JW: It’s a lot harder for them to do that. Back in those days, if you were a fan you had no outlet. Unless you were published or could get on television and your views were broadcastable, you weren’t represented by anyone. Now with the internet you have a platform. So the situation has changed, you can’t scapegoat something on that level because people will come forwards to defend it.
Also, back then a tabloid could grossly distort the nature of a film and people would believe it. Nowadays people can check stuff out for themselves and see that the tabloid version is bullshit. ‘Hey!’ this film isn’t evil, it’s just stupid!’ Where are the censorship flashpoints of the future for you?
JW: The internet. The internet is being more and more controlled in a very subtle way. It’s not the hammer blow of ‘Video is Evil!’ There are things like Cameron’s porn block and parental filtering going on that you don’t necessarily know about.
MM: People watching what you’re looking up, everything logged somewhere by search engines.
There was that TED talk where the head of Netflix, who had lots of left-wing friends and lots of right-wing friends, got them to type the word ‘Egypt’ into Google during the Arab Spring and take screen shots of the results. The left-wingers all had headlines about the uprising on the first page, the right-wingers all had adverts for holidays, with the news stories only turning up on page two… And this isn’t some definitive conspiracy by some Bond Villain, it’s just algorithms, cookies, bits of code shaping how you see the world.
JW: The internet is a Pandora’s box of problems. You want to keep it free for people to use, but all this information being gathered by people who could use it against you is a worry.
So what’s next? Is this your last documentary on all of this?

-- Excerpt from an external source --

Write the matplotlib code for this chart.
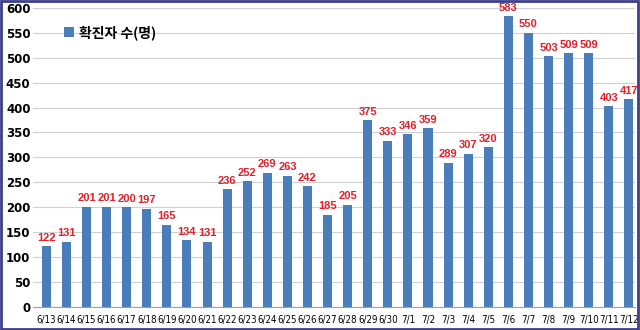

JW: We don’t have a plan to continue the video nasties story. We only made the second one because we realised there was more to tell. But beyond the Ferman years things got a lot more relaxed. There were still problems but there weren’t big scares, that era is over, which is good. Draconian Days was a surprise to us, that people wanted more, and it took us two years because it was a labour of love.
MM: And Nucleus will be putting out more stuff, more trailer compilations, like Grindhouse Trailer Classics 4. (2)
Watch the trailer for Grindhouse Trailers 4:
By coincidence I’ve recently come across the first one, so together with Video Nasties: The Definitive Guide Part Two I have subjected myself to a hell of a lot of concentrated filth over one weekend.
MM: We have depraved and corrupted you.
It was only my lack of power tools that stopped me going on a kill crazy rampage.
MM: We’re lucky you don’t own any, with your background in film viewing you could only be a danger to society.
Interview by Mark Stafford
1 In the first documentary, which I bought and devoured after this interview, seizures of Dolly Parton’s The Best Little Whorehouse in Texas and Sam Fuller’s The Big Red One by clueless coppers are reported. Sam Fuller’s film presumably because its title suggested something to some copper’s filthy dirty mind.
2 Of which what can one say that it features the expected lively mix of blaxploitation, sexploitation, Euro sleaze, horror and kung fu promos all screaming for your attention. Fans of nipples won’t be disappointed. Additional enjoyment can be gleaned charting the career trajectories of the stars popping up in the likes of Strange Shadows in an Empty Room or The Late Great Planet Earth (Martin Landau! Orson Welles!). Or wondering whether Stuart Whitman fired his agent after Las Vegas Lady. Maybe you’d expect Karen Black, Warren Oates, Eli Wallach and Ray Milland to pop up in this sort of stuff, but Christopher Plummer in The Pyx? Sir John Mills in A Black Veil for Lisa?! What happened there? Possibly the same 1970s drugs that led to Monkee Mickey Dolenz tearing up the screen in Dirty Dan’s Women. Prize for best tagline: ‘If it’s hot she’s got a hand in it, or on it’ from Too Hot to Handle, though Sacred Knives of Vengeance’s ‘a masterpiece of martial arts kung fu karate’ does have the virtue of covering the bases.